— begin Supplied information —

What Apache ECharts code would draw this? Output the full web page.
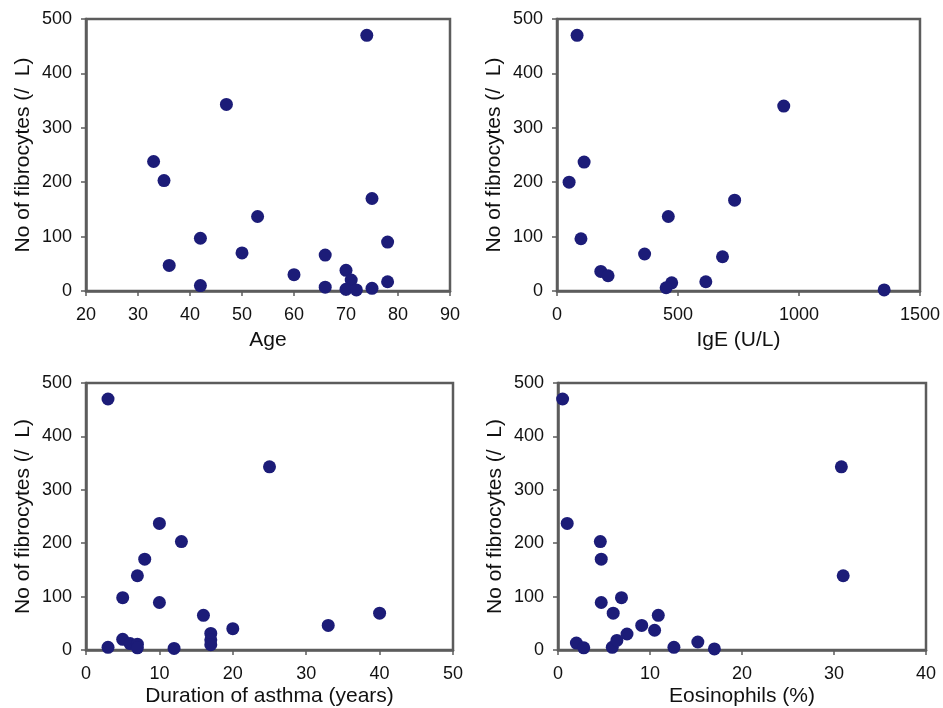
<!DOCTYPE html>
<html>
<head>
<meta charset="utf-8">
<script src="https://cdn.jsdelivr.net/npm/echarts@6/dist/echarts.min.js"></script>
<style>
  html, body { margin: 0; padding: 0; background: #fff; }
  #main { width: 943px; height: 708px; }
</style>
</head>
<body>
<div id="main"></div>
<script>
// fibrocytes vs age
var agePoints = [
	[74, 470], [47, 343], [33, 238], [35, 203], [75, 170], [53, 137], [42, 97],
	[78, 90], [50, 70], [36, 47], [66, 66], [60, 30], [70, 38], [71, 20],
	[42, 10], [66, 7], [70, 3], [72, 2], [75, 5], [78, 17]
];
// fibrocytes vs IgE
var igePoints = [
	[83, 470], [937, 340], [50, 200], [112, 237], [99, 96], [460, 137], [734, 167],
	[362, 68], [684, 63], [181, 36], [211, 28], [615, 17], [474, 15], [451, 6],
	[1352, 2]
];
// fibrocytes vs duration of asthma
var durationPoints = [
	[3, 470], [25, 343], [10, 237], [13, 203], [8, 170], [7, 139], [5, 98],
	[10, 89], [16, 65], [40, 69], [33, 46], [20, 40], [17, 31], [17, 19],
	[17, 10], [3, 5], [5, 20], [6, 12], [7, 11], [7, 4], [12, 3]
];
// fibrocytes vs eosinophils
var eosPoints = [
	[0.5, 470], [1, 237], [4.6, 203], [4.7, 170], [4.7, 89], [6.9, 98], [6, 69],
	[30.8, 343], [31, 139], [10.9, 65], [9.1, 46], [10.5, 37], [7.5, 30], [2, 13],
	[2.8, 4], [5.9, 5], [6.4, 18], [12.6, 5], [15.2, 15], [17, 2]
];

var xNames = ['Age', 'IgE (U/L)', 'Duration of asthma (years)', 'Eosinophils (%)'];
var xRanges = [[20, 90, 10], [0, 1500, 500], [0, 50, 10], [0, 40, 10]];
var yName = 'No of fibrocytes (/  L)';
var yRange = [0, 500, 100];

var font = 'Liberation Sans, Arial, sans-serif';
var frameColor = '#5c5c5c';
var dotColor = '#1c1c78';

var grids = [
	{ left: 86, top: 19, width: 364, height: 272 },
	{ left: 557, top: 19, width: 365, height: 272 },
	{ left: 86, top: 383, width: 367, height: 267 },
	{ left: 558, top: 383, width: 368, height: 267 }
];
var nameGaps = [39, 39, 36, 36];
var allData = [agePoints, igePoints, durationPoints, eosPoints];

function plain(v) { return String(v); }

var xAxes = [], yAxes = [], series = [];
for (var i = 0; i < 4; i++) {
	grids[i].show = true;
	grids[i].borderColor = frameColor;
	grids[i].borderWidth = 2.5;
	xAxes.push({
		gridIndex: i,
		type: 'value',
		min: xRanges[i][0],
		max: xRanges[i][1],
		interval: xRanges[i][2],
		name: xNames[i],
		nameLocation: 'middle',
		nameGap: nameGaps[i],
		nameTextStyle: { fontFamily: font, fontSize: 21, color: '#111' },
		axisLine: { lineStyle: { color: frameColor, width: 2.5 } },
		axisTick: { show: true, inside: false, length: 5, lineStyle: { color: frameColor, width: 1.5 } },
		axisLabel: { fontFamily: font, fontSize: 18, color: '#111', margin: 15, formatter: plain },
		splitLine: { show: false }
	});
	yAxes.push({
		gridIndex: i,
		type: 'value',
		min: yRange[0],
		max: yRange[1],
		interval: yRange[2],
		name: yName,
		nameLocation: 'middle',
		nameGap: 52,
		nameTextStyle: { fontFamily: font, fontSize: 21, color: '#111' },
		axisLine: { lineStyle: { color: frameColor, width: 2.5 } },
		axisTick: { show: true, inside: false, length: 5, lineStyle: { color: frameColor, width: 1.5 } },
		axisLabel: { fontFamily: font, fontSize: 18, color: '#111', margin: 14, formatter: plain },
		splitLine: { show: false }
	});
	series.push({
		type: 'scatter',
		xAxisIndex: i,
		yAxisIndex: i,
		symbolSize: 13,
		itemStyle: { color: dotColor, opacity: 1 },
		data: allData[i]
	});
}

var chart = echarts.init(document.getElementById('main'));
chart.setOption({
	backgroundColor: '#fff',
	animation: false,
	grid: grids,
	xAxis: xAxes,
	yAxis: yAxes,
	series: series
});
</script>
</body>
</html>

— end Supplied information —

Return the listing above in full and without alteration, excluding its pictures.

Response for this exercise:
What Apache ECharts code would draw this? Output the full web page.
<!DOCTYPE html>
<html>
<head>
<meta charset="utf-8">
<script src="https://cdn.jsdelivr.net/npm/echarts@6/dist/echarts.min.js"></script>
<style>
  html, body { margin: 0; padding: 0; background: #fff; }
  #main { width: 943px; height: 708px; }
</style>
</head>
<body>
<div id="main"></div>
<script>
// fibrocytes vs age
var agePoints = [
	[74, 470], [47, 343], [33, 238], [35, 203], [75, 170], [53, 137], [42, 97],
	[78, 90], [50, 70], [36, 47], [66, 66], [60, 30], [70, 38], [71, 20],
	[42, 10], [66, 7], [70, 3], [72, 2], [75, 5], [78, 17]
];
// fibrocytes vs IgE
var igePoints = [
	[83, 470], [937, 340], [50, 200], [112, 237], [99, 96], [460, 137], [734, 167],
	[362, 68], [684, 63], [181, 36], [211, 28], [615, 17], [474, 15], [451, 6],
	[1352, 2]
];
// fibrocytes vs duration of asthma
var durationPoints = [
	[3, 470], [25, 343], [10, 237], [13, 203], [8, 170], [7, 139], [5, 98],
	[10, 89], [16, 65], [40, 69], [33, 46], [20, 40], [17, 31], [17, 19],
	[17, 10], [3, 5], [5, 20], [6, 12], [7, 11], [7, 4], [12, 3]
];
// fibrocytes vs eosinophils
var eosPoints = [
	[0.5, 470], [1, 237], [4.6, 203], [4.7, 170], [4.7, 89], [6.9, 98], [6, 69],
	[30.8, 343], [31, 139], [10.9, 65], [9.1, 46], [10.5, 37], [7.5, 30], [2, 13],
	[2.8, 4], [5.9, 5], [6.4, 18], [12.6, 5], [15.2, 15], [17, 2]
];

var xNames = ['Age', 'IgE (U/L)', 'Duration of asthma (years)', 'Eosinophils (%)'];
var xRanges = [[20, 90, 10], [0, 1500, 500], [0, 50, 10], [0, 40, 10]];
var yName = 'No of fibrocytes (/  L)';
var yRange = [0, 500, 100];

var font = 'Liberation Sans, Arial, sans-serif';
var frameColor = '#5c5c5c';
var dotColor = '#1c1c78';

var grids = [
	{ left: 86, top: 19, width: 364, height: 272 },
	{ left: 557, top: 19, width: 365, height: 272 },
	{ left: 86, top: 383, width: 367, height: 267 },
	{ left: 558, top: 383, width: 368, height: 267 }
];
var nameGaps = [39, 39, 36, 36];
var allData = [agePoints, igePoints, durationPoints, eosPoints];

function plain(v) { return String(v); }

var xAxes = [], yAxes = [], series = [];
for (var i = 0; i < 4; i++) {
	grids[i].show = true;
	grids[i].borderColor = frameColor;
	grids[i].borderWidth = 2.5;
	xAxes.push({
		gridIndex: i,
		type: 'value',
		min: xRanges[i][0],
		max: xRanges[i][1],
		interval: xRanges[i][2],
		name: xNames[i],
		nameLocation: 'middle',
		nameGap: nameGaps[i],
		nameTextStyle: { fontFamily: font, fontSize: 21, color: '#111' },
		axisLine: { lineStyle: { color: frameColor, width: 2.5 } },
		axisTick: { show: true, inside: false, length: 5, lineStyle: { color: frameColor, width: 1.5 } },
		axisLabel: { fontFamily: font, fontSize: 18, color: '#111', margin: 15, formatter: plain },
		splitLine: { show: false }
	});
	yAxes.push({
		gridIndex: i,
		type: 'value',
		min: yRange[0],
		max: yRange[1],
		interval: yRange[2],
		name: yName,
		nameLocation: 'middle',
		nameGap: 52,
		nameTextStyle: { fontFamily: font, fontSize: 21, color: '#111' },
		axisLine: { lineStyle: { color: frameColor, width: 2.5 } },
		axisTick: { show: true, inside: false, length: 5, lineStyle: { color: frameColor, width: 1.5 } },
		axisLabel: { fontFamily: font, fontSize: 18, color: '#111', margin: 14, formatter: plain },
		splitLine: { show: false }
	});
	series.push({
		type: 'scatter',
		xAxisIndex: i,
		yAxisIndex: i,
		symbolSize: 13,
		itemStyle: { color: dotColor, opacity: 1 },
		data: allData[i]
	});
}

var chart = echarts.init(document.getElementById('main'));
chart.setOption({
	backgroundColor: '#fff',
	animation: false,
	grid: grids,
	xAxis: xAxes,
	yAxis: yAxes,
	series: series
});
</script>
</body>
</html>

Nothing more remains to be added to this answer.